The visiting Reverend Bernard Schey, standing in a second-story pulpit and backlit by a stained-glass window, looks like a bearded angel hovering in the sky-blue interior of St. Paul Lutheran Church. Built in 1871, the church is just a short walk from the museum complex and the festival grounds. Though Schey isn’t Wendish, as he admits to the crowd dotted with white-haired, pastel-wearing churchgoers, he wants to use this 8:30 a.m. service—the Wendish Fest’s unofficial opening act—to commemorate the founders of Serbin.
“Your Wendish forebears wouldn’t have left Germany without their Bibles,” Schey declares, “any more than they would’ve left on the Ben Nevis if they hadn’t had any sails.” He isn’t exaggerating. The Wends who colonized Texas were a sort of nineteenth-century version of Plymouth’s famous pilgrims. Unhappy with restrictions set on their Lutheran faith by the ruling Prussians, a group of some 558 Wends decided to emigrate in the 1850s. They chose Texas based on glowing letters from a contingent of 35 Wends who’d already moved there. For many of the emigrants—farmers whose families had been stuck in serfdom and discriminated against for generations—the chance to own land was just as powerful a draw as the opportunity for religious freedom. The group selected as its leader Johann Kilian, a 43-year-old pastor who’d once dreamed of spreading the gospel in India. In 1854, the group set sail on a ship called the Ben Nevis.
For many Wends, the journey was fatal. Between leaving their homeland and arriving in Texas, about 73 died, mostly of cholera. A then-thirteen-year-old boy later recalled witnessing a hasty burial at sea: “I went out on the deck . . . and suddenly noticed how some men shoved a corpse into the water and how slowly it went down in the deep. This was my mother.” After the Ben Nevis docked at Galveston in the winter of 1854, the Wends traveled to Houston, but the church that received them didn’t have enough space for everyone. Some Wends spent their first American Christmas sleeping in the cold on the Houston streets.
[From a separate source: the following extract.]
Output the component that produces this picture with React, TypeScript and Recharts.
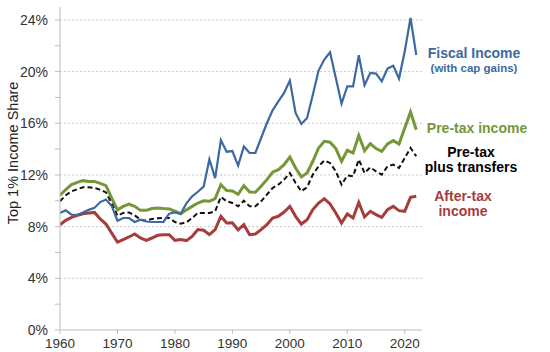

The Wends purchased a league of land (about 4,428 acres) and trekked to it. When they arrived, in 1855, they had to build log cabins from the ground up. Dysentery, malaria, and typhoid plagued the colony in its first year, and the first Wend to occupy the new graveyard was Kilian’s infant daughter.
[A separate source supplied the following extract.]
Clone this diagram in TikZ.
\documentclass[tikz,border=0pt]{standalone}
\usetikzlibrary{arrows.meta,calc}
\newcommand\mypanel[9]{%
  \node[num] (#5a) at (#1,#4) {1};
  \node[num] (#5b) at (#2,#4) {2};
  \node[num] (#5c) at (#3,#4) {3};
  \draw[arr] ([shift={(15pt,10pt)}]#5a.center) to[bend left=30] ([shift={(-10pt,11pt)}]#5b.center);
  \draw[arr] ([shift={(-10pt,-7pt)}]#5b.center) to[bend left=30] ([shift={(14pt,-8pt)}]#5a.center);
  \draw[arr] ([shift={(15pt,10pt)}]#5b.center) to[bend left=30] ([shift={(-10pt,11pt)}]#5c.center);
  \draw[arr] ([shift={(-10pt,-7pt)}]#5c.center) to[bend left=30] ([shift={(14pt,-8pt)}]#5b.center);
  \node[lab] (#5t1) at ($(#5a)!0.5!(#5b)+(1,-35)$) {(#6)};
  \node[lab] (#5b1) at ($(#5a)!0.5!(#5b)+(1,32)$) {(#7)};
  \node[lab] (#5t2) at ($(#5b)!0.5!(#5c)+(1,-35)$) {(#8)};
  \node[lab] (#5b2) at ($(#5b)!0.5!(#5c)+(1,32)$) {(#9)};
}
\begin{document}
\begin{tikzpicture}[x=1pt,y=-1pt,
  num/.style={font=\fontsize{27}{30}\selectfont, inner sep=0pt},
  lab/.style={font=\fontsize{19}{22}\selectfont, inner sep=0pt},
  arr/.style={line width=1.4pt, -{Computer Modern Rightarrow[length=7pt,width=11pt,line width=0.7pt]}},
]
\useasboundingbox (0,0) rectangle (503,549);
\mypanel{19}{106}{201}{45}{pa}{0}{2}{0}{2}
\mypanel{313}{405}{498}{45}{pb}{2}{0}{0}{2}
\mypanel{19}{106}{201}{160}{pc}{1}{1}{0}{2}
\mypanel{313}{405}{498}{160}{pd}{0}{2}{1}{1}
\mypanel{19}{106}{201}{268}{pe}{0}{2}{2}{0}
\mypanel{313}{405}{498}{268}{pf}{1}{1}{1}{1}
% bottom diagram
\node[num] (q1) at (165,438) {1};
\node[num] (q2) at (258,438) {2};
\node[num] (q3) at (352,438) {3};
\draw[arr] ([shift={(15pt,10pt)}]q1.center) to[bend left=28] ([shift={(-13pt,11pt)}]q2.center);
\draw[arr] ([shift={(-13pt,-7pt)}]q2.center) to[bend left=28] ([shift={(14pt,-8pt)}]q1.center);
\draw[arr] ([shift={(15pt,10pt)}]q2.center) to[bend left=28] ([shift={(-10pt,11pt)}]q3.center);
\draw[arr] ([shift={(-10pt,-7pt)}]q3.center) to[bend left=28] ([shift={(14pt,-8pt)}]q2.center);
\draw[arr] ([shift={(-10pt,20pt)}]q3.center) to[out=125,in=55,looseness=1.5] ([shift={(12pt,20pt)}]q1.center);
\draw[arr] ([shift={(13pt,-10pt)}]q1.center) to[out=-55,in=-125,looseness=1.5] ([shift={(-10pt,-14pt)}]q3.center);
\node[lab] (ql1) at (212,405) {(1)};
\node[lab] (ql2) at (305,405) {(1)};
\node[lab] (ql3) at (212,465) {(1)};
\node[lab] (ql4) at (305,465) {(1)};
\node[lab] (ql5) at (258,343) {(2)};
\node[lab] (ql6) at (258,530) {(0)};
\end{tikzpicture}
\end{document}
Kilian became the colony’s cornerstone: He taught school, gave sermons, and even wrote his own hymns, one of which was titled, “Wends, Be True to Your Language and to Your Religion.” The descendants of the colonists ended up failing at one of those things and only partially succeeding at the other. But, as I will soon learn, they’re preserving other elements of the culture in ways Kilian never could have imagined.
“It’s a sword!” a boy says. He touches the metal handle of a gleaming weapon with a curved blade, which is laid out on a table with a host of Civil War–era firearms.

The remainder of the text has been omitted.